Guevara, who was captured and executed in Bolivia 40 years ago last week, coined the slogan "one, two, three, many Vietnams" to counter "U.S. imperialism."
"We are the axis of evil," Castro joked, using the label U.S. President George W. Bush slapped on North Korea, Iran and prewar Iraq and some officials in Washington have used to also refer to the leftist alliance Chavez has built to oppose U.S. policies in Latin America.
Castro, 81, appeared gaunt in a 17-minute video taped during a four-hour meeting with Chavez on Saturday and shown before his phone call on the Chavez show, which was broadcast live on Cuba's state-run television and radio.
Castro, who has undergone at least three major operations over 14 months for undisclosed intestinal problems, wore a red, white and blue track suit top over his pajamas and sat on a cushion in an armchair.
His long absence has fueled rumors about his imminent death and uncertainty over the future of the Western Hemisphere's only communist-run state.
In his one-hour telephone exchange with Chavez, Castro made no mention of his health or his political future. "I think I have to take some pill, but I will continue watching," Castro said before hanging up.
Castro has "recovered," Chavez said, and he ate yogurt during their meeting on Saturday. "He is in good spirits and has a very good color," Chavez said.
The five-hour broadcast was a tribute to Guevara, whose remains were placed a decade ago in a mausoleum in the Cuban city of Santa Clara under a statue of the guerrilla carrying a rifle.
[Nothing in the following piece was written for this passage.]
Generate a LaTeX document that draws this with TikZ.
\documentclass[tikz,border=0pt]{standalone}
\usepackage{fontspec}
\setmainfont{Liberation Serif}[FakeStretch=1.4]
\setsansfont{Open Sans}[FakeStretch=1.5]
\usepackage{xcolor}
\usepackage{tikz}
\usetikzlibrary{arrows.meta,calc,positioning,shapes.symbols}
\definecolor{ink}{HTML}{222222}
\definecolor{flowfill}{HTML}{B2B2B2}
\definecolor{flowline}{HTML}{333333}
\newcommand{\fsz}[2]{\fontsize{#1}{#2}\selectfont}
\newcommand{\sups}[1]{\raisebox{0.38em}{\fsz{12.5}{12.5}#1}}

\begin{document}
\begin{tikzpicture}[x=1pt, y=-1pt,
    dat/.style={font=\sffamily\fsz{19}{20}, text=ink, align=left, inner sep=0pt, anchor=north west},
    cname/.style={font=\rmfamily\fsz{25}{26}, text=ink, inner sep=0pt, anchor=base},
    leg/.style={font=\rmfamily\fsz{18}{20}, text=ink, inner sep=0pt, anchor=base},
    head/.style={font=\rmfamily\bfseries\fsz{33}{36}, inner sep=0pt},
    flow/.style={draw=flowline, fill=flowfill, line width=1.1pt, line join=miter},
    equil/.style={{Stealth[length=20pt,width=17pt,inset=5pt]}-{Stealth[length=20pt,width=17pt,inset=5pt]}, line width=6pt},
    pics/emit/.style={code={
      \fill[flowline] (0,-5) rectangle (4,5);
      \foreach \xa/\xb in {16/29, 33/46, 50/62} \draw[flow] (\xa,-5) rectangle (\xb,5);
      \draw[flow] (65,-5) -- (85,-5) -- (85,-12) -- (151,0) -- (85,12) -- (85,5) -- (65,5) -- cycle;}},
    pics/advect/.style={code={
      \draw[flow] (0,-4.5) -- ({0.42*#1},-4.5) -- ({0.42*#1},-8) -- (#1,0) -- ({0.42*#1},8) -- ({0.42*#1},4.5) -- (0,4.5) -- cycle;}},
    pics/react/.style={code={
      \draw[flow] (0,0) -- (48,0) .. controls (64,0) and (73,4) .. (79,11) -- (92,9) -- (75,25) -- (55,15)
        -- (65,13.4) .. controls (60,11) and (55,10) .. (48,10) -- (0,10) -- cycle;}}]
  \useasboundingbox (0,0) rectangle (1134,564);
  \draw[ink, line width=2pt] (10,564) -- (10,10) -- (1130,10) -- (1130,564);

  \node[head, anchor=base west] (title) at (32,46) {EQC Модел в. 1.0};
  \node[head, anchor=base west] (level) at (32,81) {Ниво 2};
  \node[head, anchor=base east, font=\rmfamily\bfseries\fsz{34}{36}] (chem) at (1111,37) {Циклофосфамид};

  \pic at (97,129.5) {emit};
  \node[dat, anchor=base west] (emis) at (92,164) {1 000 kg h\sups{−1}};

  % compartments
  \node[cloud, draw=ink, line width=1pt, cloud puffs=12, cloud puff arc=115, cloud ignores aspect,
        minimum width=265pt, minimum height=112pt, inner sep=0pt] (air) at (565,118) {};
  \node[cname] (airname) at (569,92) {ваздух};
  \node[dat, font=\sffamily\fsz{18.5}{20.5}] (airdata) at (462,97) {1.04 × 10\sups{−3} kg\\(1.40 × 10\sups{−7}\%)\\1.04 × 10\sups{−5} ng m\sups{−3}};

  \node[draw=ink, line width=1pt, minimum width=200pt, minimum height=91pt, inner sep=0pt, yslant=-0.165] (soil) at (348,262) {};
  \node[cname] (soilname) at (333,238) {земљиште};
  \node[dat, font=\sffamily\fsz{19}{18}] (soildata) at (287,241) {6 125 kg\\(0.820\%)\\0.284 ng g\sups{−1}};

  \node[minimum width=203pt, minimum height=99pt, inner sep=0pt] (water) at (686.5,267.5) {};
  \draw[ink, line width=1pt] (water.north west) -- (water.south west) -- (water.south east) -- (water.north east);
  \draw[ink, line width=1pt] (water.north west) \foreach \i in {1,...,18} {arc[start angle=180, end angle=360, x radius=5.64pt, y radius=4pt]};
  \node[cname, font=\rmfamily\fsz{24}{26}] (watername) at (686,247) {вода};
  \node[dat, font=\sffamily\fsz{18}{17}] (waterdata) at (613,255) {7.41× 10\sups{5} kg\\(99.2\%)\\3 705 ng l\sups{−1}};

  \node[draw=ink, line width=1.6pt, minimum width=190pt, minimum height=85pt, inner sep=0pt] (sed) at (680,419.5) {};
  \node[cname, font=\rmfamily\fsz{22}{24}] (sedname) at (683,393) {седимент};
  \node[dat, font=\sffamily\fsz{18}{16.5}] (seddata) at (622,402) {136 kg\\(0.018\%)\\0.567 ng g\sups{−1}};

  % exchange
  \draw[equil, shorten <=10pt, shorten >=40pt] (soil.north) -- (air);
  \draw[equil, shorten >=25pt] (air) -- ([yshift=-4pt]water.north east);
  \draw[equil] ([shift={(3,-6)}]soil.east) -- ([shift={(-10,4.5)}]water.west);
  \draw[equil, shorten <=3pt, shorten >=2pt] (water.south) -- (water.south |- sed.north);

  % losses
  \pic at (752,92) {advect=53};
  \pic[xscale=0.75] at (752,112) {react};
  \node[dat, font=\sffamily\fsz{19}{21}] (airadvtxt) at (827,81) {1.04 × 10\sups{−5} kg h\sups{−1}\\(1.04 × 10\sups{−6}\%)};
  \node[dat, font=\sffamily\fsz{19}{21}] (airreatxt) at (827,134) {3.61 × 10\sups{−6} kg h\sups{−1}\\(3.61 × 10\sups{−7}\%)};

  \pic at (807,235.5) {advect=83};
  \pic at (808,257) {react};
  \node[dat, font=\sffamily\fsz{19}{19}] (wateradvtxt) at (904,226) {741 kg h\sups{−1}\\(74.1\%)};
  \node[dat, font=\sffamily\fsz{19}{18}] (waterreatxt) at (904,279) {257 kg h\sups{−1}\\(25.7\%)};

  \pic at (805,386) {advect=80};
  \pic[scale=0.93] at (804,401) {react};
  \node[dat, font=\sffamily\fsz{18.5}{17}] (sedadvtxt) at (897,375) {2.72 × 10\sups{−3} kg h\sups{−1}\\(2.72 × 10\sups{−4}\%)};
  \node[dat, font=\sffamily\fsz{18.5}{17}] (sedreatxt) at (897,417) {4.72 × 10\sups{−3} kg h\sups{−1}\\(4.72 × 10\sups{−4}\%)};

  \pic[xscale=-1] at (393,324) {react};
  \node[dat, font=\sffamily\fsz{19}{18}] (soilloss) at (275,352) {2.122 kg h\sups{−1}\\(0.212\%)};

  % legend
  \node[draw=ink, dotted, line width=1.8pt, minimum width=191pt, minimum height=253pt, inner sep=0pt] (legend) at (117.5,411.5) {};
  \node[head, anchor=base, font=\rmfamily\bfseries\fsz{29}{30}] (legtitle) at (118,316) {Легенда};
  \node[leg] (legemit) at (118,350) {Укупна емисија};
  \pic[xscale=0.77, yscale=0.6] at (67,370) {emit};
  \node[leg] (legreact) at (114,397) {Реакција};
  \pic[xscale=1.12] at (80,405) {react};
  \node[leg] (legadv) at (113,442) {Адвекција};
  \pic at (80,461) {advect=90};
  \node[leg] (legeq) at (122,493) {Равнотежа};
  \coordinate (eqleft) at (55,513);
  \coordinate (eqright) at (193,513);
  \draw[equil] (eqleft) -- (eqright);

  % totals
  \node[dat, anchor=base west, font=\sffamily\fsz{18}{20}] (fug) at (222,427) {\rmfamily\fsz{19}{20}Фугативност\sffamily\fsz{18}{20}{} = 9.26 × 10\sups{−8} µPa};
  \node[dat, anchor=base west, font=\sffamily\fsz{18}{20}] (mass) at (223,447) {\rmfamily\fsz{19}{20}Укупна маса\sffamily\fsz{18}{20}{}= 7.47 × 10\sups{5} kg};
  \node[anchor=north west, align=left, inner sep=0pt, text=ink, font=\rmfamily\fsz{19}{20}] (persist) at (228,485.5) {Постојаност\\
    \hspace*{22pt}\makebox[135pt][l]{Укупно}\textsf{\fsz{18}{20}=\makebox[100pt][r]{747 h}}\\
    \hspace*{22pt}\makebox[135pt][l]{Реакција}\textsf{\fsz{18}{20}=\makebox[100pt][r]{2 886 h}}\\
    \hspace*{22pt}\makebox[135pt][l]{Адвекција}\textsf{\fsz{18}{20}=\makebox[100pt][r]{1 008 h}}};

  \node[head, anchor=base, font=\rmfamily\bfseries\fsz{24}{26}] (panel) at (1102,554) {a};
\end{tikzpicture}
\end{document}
Guevara's widow and four children were present at the show.
Castro called Guevara a "sower of ideas" and spoke of his plan to spread revolution in Latin America, where left-wing leaders such as Chavez have emerged in the last decade, though by the ballot box and not armed insurgencies.
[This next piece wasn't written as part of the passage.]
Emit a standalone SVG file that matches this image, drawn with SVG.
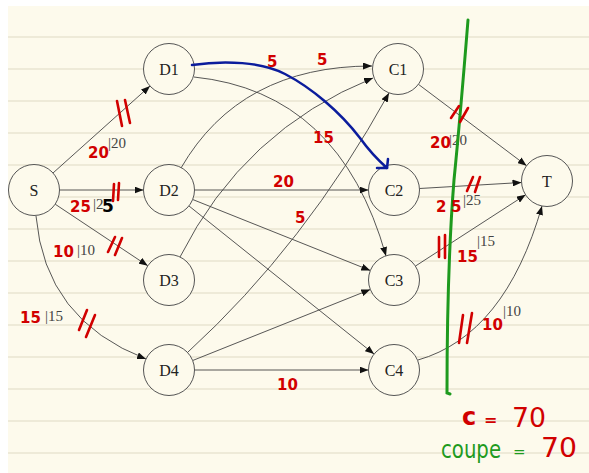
<svg xmlns="http://www.w3.org/2000/svg" width="589" height="473" viewBox="0 0 589 473">
<defs>
<marker id="arr" markerWidth="9" markerHeight="7" refX="9" refY="3.5" orient="auto" markerUnits="userSpaceOnUse">
<path d="M0,0 L9,3.5 L0,7 z" fill="#111"/>
</marker>
<style>
.rule{stroke:#e9e5d2;stroke-width:1.5}
.node circle{fill:#fdfaec;stroke:#555;stroke-width:1}
.node text{font-family:"Liberation Serif",serif;font-size:16px;fill:#222;text-anchor:middle}
.edge{fill:none;stroke:#444;stroke-width:0.9;marker-end:url(#arr)}
.lbl{font-family:"Liberation Serif",serif;font-size:15px;fill:#444}
.hw{font-family:"DejaVu Sans",sans-serif;font-weight:bold;font-size:15px;fill:#d10000}
.tick{stroke:#d10000;stroke-width:2.6;stroke-linecap:round;fill:none}
</style>
</defs>
<rect x="0" y="0" width="589" height="473" fill="#ffffff"/>
<rect x="8" y="6" width="581" height="467" fill="#fdfaec"/>
<g id="rules">
<line class="rule" x1="8" y1="37" x2="589" y2="37"/>
<line class="rule" x1="8" y1="69" x2="589" y2="69"/>
<line class="rule" x1="8" y1="101" x2="589" y2="101"/>
<line class="rule" x1="8" y1="133" x2="589" y2="133"/>
<line class="rule" x1="8" y1="165" x2="589" y2="165"/>
<line class="rule" x1="8" y1="197" x2="589" y2="197"/>
<line class="rule" x1="8" y1="229" x2="589" y2="229"/>
<line class="rule" x1="8" y1="261" x2="589" y2="261"/>
<line class="rule" x1="8" y1="293" x2="589" y2="293"/>
<line class="rule" x1="8" y1="325" x2="589" y2="325"/>
<line class="rule" x1="8" y1="357" x2="589" y2="357"/>
<line class="rule" x1="8" y1="389" x2="589" y2="389"/>
<line class="rule" x1="8" y1="421" x2="589" y2="421"/>
<line class="rule" x1="8" y1="453" x2="589" y2="453"/>
</g>
<g id="connectors">
<path class="edge" d="M53,173 L150,86"/>
<path class="edge" d="M59.5,190 L143.5,190"/>
<path class="edge" d="M55.2,204.2 L147.8,265.8"/>
<path class="edge" d="M36,216 Q45,320 146,359"/>
<path class="edge" d="M194,77 Q340,92 386,256"/>
<path class="edge" d="M181,168 Q240,66 372,66"/>
<path class="edge" d="M180,257 Q244,130 373,78"/>
<path class="edge" d="M188,352 Q305,245 389,93"/>
<path class="edge" d="M194.5,190 L368.5,190"/>
<path class="edge" d="M192.7,199.5 L370.3,270.5"/>
<path class="edge" d="M188.9,205.9 L374.1,354.1"/>
<path class="edge" d="M192.7,360.5 L370.3,289.5"/>
<path class="edge" d="M194.5,370 L368.5,370"/>
<path class="edge" d="M418.4,84.3 L526.6,165.7"/>
<path class="edge" d="M419.5,188.5 L521.5,182.5"/>
<path class="edge" d="M415.4,266.1 L525.6,194.8"/>
<path class="edge" d="M418,360 Q505,335 542,206"/>
</g>
<g id="edge-labels">
<text class="lbl" x="108" y="148">|20</text>
<text class="lbl" x="93" y="209">|2</text>
<text x="102" y="212" style="font-family:'DejaVu Sans',sans-serif;font-weight:bold;font-size:17px;fill:#000">5</text>
<text class="lbl" x="77" y="255">|10</text>
<text class="lbl" x="45" y="321">|15</text>
<text class="lbl" x="449" y="145">|20</text>
<text class="lbl" x="463" y="205">|25</text>
<text class="lbl" x="477" y="246">|15</text>
<text class="lbl" x="503" y="316">|10</text>
</g>
<g id="S" class="node"><circle cx="34" cy="190" r="25.5"/><text x="34" y="195.5">S</text></g>
<g id="D1" class="node"><circle cx="169" cy="69" r="25.5"/><text x="169" y="74.5">D1</text></g>
<g id="D2" class="node"><circle cx="169" cy="190" r="25.5"/><text x="169" y="195.5">D2</text></g>
<g id="D3" class="node"><circle cx="169" cy="280" r="25.5"/><text x="169" y="285.5">D3</text></g>
<g id="D4" class="node"><circle cx="169" cy="370" r="25.5"/><text x="169" y="375.5">D4</text></g>
<g id="C1" class="node"><circle cx="398" cy="69" r="25.5"/><text x="398" y="74.5">C1</text></g>
<g id="C2" class="node"><circle cx="394" cy="190" r="25.5"/><text x="394" y="195.5">C2</text></g>
<g id="C3" class="node"><circle cx="394" cy="280" r="25.5"/><text x="394" y="285.5">C3</text></g>
<g id="C4" class="node"><circle cx="394" cy="370" r="25.5"/><text x="394" y="375.5">C4</text></g>
<g id="T" class="node"><circle cx="547" cy="181" r="25.5"/><text x="547" y="186.5">T</text></g>
<g id="annotations">
<path d="M192,65 C225,60 262,62 285,74 C312,88 340,112 360,138 C370,152 378,160 387,168" fill="none" stroke="#0b1c9c" stroke-width="2.5" stroke-linecap="round"/>
<path d="M377,168 L387,168 L388,159" fill="none" stroke="#0b1c9c" stroke-width="2.5" stroke-linecap="round" stroke-linejoin="round"/>
<path d="M468,20 C464,70 459,130 454,180 C450,230 447,290 447,393 L450,394" fill="none" stroke="#1e9a1e" stroke-width="3" stroke-linecap="round"/>
<path class="tick" d="M117,101 L122,126 M125,100 L130,123"/>
<path class="tick" d="M114,184 L113,201 M119,183 L118,200"/>
<path class="tick" d="M115,237 L108,252 M122,238 L115,255"/>
<path class="tick" d="M87,310 L79,330 M95,315 L86,337"/>
<path class="tick" d="M459,106 L451,118 M468,108 L460,122"/>
<path class="tick" d="M473,177 L467,191 M480,177 L475,192"/>
<path class="tick" d="M439,237 L439,257 M445,235 L445,258"/>
<path class="tick" d="M463,315 L459,343 M472,313 L467,343"/>
<text class="hw" x="88" y="158">20</text>
<text class="hw" x="70" y="212">25</text>
<text class="hw" x="53" y="257">10</text>
<text class="hw" x="20" y="323">15</text>
<text class="hw" x="267" y="67">5</text>
<text class="hw" x="317" y="65">5</text>
<text class="hw" x="313" y="143">15</text>
<text class="hw" x="273" y="187">20</text>
<text class="hw" x="295" y="223">5</text>
<text class="hw" x="277" y="390">10</text>
<text class="hw" x="430" y="148">20</text>
<text class="hw" x="436" y="212">2</text>
<text class="hw" x="451" y="212">5</text>
<text class="hw" x="457" y="262">15</text>
<text class="hw" x="482" y="330">10</text>
<text class="hw" x="462" y="425" style="font-size:24px">c</text>
<text class="hw" x="484" y="425" style="font-size:16px">=</text>
<text class="hw" x="512" y="427" style="font-size:26px;font-weight:normal" textLength="34" lengthAdjust="spacingAndGlyphs">70</text>
<text x="441" y="458" textLength="60" lengthAdjust="spacingAndGlyphs" style="font-family:'DejaVu Sans',sans-serif;font-size:24px;fill:#1e9a1e">coupe</text>
<text x="513" y="457" style="font-family:'DejaVu Sans',sans-serif;font-size:15px;fill:#1e9a1e">=</text>
<text class="hw" x="541" y="457" style="font-size:26px;font-weight:normal" textLength="36" lengthAdjust="spacingAndGlyphs">70</text>
</g>
</svg>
"The circumstances are more propitious than ever for the flowering of those ideas of revolution that Che spoke of," Castro said.
Chavez considers Castro his political mentor and has succeeded the Cuban leader as the main opponent of the United States in Latin America. He called Castro "our father."
Cubans said Castro looked better, but some said he should not return to hands-on governing. "The comandante may have recovered, but he will live longer if stuck to an advisory role as our guide," said Ariel Valdes, a computer technician.
Cuban exiles in Miami, a bastion of anti-Castro sentiment, said the Castro's video and telephone call did not point to a political comeback.
"Whether they show him on video, on the radio on the phone, it's more of the same. He's a political corpse," said Ninoska Perez of the exile group Cuban Liberty Council.